From younger children to teenagers and adults, it is evident that society is reliant on phones to some extent. Although some are much more reliant than others, there is no denying that society cannot be without the innovation of the smartphone be it for educational, business, or social needs.

“I believe that phones are not essential in the sense of, say, food or sanitation. However, it is incredibly difficult to fully function in today’s society without one, much like it would be to function without a car,” added Cimeno. “Many employers, friends, and even teachers, assume that students have access to what are ultimately luxuries by most of the world’s standards. We have built society in such a way that those without a phone find it difficult to compete with those who do. Those who can will leave a call-back number, get to work quickly if needed, or research a topic in class instead of waiting until they can go to the library.”

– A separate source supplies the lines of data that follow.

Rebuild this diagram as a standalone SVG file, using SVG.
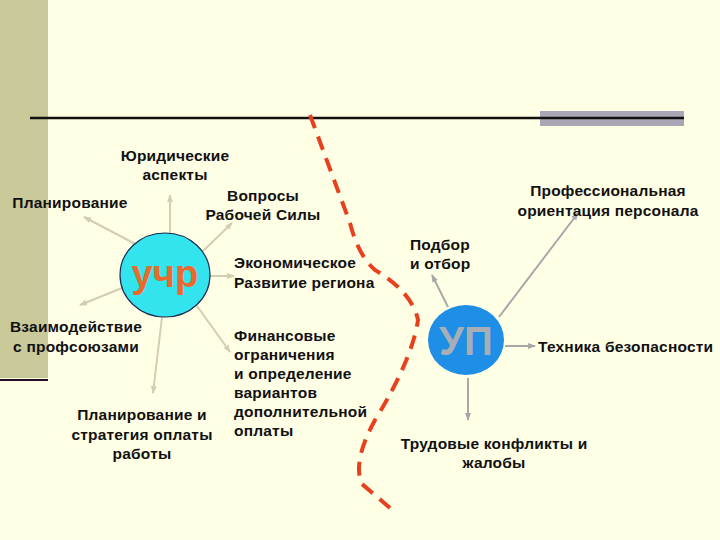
<svg xmlns="http://www.w3.org/2000/svg" width="720" height="540" viewBox="0 0 720 540">
<defs>
<marker id="a1" markerWidth="8" markerHeight="8" refX="7" refY="4" orient="auto" markerUnits="userSpaceOnUse"><path d="M0,1 L8,4 L0,7 Z" fill="#d4cdb0"/></marker>
<marker id="a2" markerWidth="8" markerHeight="8" refX="7" refY="4" orient="auto" markerUnits="userSpaceOnUse"><path d="M0,1 L8,4 L0,7 Z" fill="#a8a8a8"/></marker>
</defs>
<style>
text{font-family:"Liberation Sans",Arial,sans-serif;font-weight:bold;font-size:15.5px;letter-spacing:0.2px;fill:#111}
.l1{stroke:#d4cdb0;stroke-width:2;marker-end:url(#a1)}
.l2{stroke:#a8a8a8;stroke-width:2;marker-end:url(#a2)}
</style>
<rect width="720" height="540" fill="#ffffe6"/>
<rect x="0" y="0" width="48" height="378" fill="#c9c99a"/>
<line x1="0" y1="380" x2="48" y2="380" stroke="#2a0a20" stroke-width="2"/>
<rect x="540" y="111" width="144" height="15" fill="#aaa6b6"/>
<line x1="30" y1="118" x2="684" y2="118" stroke="#111" stroke-width="2.5"/>
<path d="M310,115 L350,223 Q358,255 375,270 Q412,292 418,320 Q412,360 375,420 Q352,462 362,484 L390,508" fill="none" stroke="#e8401c" stroke-width="4" stroke-dasharray="14,9"/>
<g id="connectors">
<line class="l1" x1="143" y1="248" x2="84" y2="217"/>
<line class="l1" x1="170" y1="233" x2="170" y2="195"/>
<line class="l1" x1="203" y1="251" x2="232" y2="223"/>
<line class="l1" x1="210" y1="276" x2="234" y2="276"/>
<line class="l1" x1="122" y1="288" x2="80" y2="305"/>
<line class="l1" x1="162" y1="317" x2="153" y2="393"/>
<line class="l1" x1="197" y1="306" x2="230" y2="352"/>
<line class="l2" x1="448" y1="307" x2="432" y2="275"/>
<line class="l2" x1="499" y1="317" x2="578" y2="213"/>
<line class="l2" x1="505" y1="346" x2="535" y2="346"/>
<line class="l2" x1="468" y1="378" x2="468" y2="420"/>
</g>
<g id="uchr"><ellipse cx="165" cy="275" rx="45" ry="42" fill="#33e4ee" stroke="#1a2a50" stroke-width="1.2"/>
<text x="165" y="287" text-anchor="middle" style="font-size:38px;fill:#ea6a2c">учр</text></g>
<g id="up"><ellipse cx="466" cy="340" rx="38" ry="35" fill="#1e8ee6"/>
<text x="466" y="355" text-anchor="middle" style="font-size:40px;fill:#a8aeb6">УП</text></g>
<g id="n1"><text x="175" y="161" text-anchor="middle">Юридические</text><text x="175" y="180" text-anchor="middle">аспекты</text></g>
<g id="n2"><text x="70" y="208" text-anchor="middle">Планирование</text></g>
<g id="n3"><text x="263" y="201" text-anchor="middle">Вопросы</text><text x="263" y="220" text-anchor="middle">Рабочей Силы</text></g>
<g id="n4"><text x="234" y="268">Экономическое</text><text x="234" y="288">Развитие региона</text></g>
<g id="n5"><text x="76" y="332" text-anchor="middle">Взаимодействие</text><text x="76" y="352" text-anchor="middle">с профсоюзами</text></g>
<g id="n6"><text x="234" y="341">Финансовые</text><text x="234" y="360">ограничения</text><text x="234" y="379">и определение</text><text x="234" y="398">вариантов</text><text x="234" y="417">дополнительной</text><text x="234" y="436">оплаты</text></g>
<g id="n7"><text x="142" y="420" text-anchor="middle">Планирование и</text><text x="142" y="440" text-anchor="middle">стратегия оплаты</text><text x="142" y="459" text-anchor="middle">работы</text></g>
<g id="n8"><text x="608" y="196" text-anchor="middle">Профессиональная</text><text x="608" y="216" text-anchor="middle">ориентация персонала</text></g>
<g id="n9"><text x="410" y="250">Подбор</text><text x="410" y="269">и отбор</text></g>
<g id="n10"><text x="538" y="352">Техника безопасности</text></g>
<g id="n11"><text x="494" y="449" text-anchor="middle">Трудовые конфликты и</text><text x="494" y="468" text-anchor="middle">жалобы</text></g>
</svg>
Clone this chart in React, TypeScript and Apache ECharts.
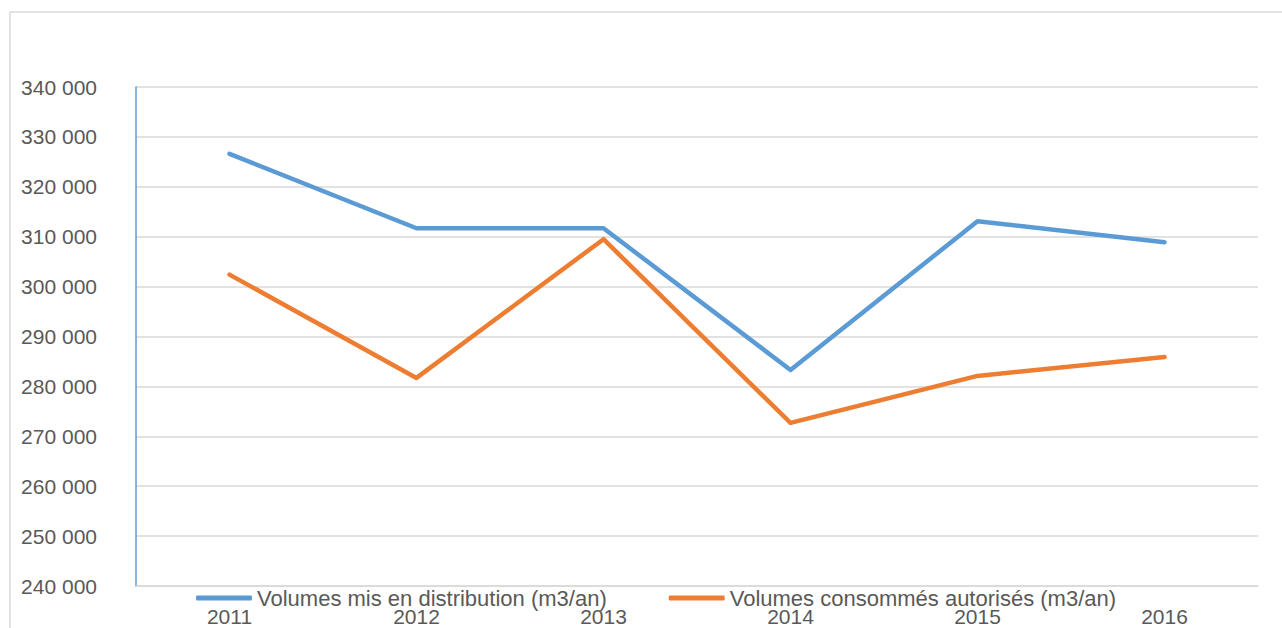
import React, { useEffect, useRef } from "react";
import * as echarts from "echarts";

const years = ["2011", "2012", "2013", "2014", "2015", "2016"];
const distribues = [326600, 311700, 311700, 283300, 313100, 308900];
const consommes = [302400, 281700, 309500, 272700, 282100, 285900];
const seriesNames = [
  "Volumes mis en distribution (m3/an)",
  "Volumes consommés autorisés (m3/an)",
];
const yMin = 240000;
const yMax = 340000;
const yStep = 10000;

const fmt = (v: number) => {
  const s = String(Math.round(v));
  return s.replace(/\B(?=(\d{3})+(?!\d))/g, " ");
};

export default function App() {
  const ref = useRef<HTMLDivElement>(null);
  useEffect(() => {
    if (!ref.current) return;
    const chart = echarts.init(ref.current, null, { renderer: "svg" });
    const font = "Liberation Sans";
    chart.setOption({
      animation: false,
      backgroundColor: "#ffffff",
      textStyle: { fontFamily: font },
      graphic: [
        {
          type: "rect",
          shape: { x: 10, y: 12, width: 1282, height: 640 },
          style: { fill: "none", stroke: "#d9d9d9", lineWidth: 1.5 },
          silent: true,
          z: -1,
        },
      ],
      grid: { left: 136, right: 24, top: 87, bottom: 42 },
      legend: {
        data: seriesNames,
        left: 191,
        top: 582,
        itemWidth: 56,
        itemHeight: 5,
        itemGap: 62,
        icon: "roundRect",
        textStyle: {
          fontFamily: font,
          fontSize: 22,
          color: "#595959",
        },
      },
      xAxis: {
        type: "category",
        data: years,
        boundaryGap: true,
        axisLine: { show: true, lineStyle: { color: "#d9d9d9", width: 1.5 } },
        axisTick: { show: false },
        axisLabel: {
          margin: 20,
          fontSize: 21,
          color: "#595959",
          fontFamily: font,
        },
      },
      yAxis: {
        type: "value",
        min: yMin,
        max: yMax,
        interval: yStep,
        axisLine: { show: true, lineStyle: { color: "#5b9bd5", width: 1.5 } },
        axisTick: { show: false },
        splitLine: { lineStyle: { color: "#d9d9d9", width: 1.5 } },
        axisLabel: {
          margin: 39,
          fontSize: 21,
          color: "#595959",
          fontFamily: font,
          formatter: (v: number) => fmt(v),
        },
      },
      series: [
        {
          name: seriesNames[0],
          type: "line",
          data: distribues,
          showSymbol: false,
          color: "#5b9bd5",
          lineStyle: { width: 4.5, color: "#5b9bd5", cap: "round", join: "round" },
        },
        {
          name: seriesNames[1],
          type: "line",
          data: consommes,
          showSymbol: false,
          color: "#ed7d31",
          lineStyle: { width: 4.5, color: "#ed7d31", cap: "round", join: "round" },
        },
      ],
    });
    return () => chart.dispose();
  }, []);
  return (
    <div
      ref={ref}
      style={{ position: "absolute", left: 0, top: 0, width: 1282, height: 628 }}
    />
  );
}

While there is an endless list of the benefits of having a phone, there is also a list just as voluminous containing the many detriments of having a phone, distractions being one of the better known.

It can easily be said that some teenagers go to bed with their phones on and placed next to them in bed. Some might use them as an alarm, others to listen to music, or to play games and talk to friends during when they are supposed to be sleeping. This leads to the sleep deprivation which teenagers know of all too well.

According to a study by Harvard Medical School professor Dr.Charles A. Czeisler, M.D., Ph.D., in the summer of 2013, electronic devices such as phones, smartphones and tablets emit artificial blue light, preventing the feeling of sleepiness by activate arousing neurons within the brain. Not only that, but it also affects one’s ability to fall asleep, the quality of that sleep, and also disrupts the body’s production of melatonin, the natural sleep-inducing hormones released through the endocrine system. Sleep deprivation can lead to an increase in acne and other skin problems as well as causing someone to eat excessive amounts of “junk food,” such as sweets, which can lead to weight gain. It also may even limit one’s ability to learn, concentrate, solve problems, numbers, names, and also your homework.

Smartphone usage has its many benefits in society, but just as there are many benefits, smartphone usage should be controlled as to where it does not disrupt productivity and create health risks.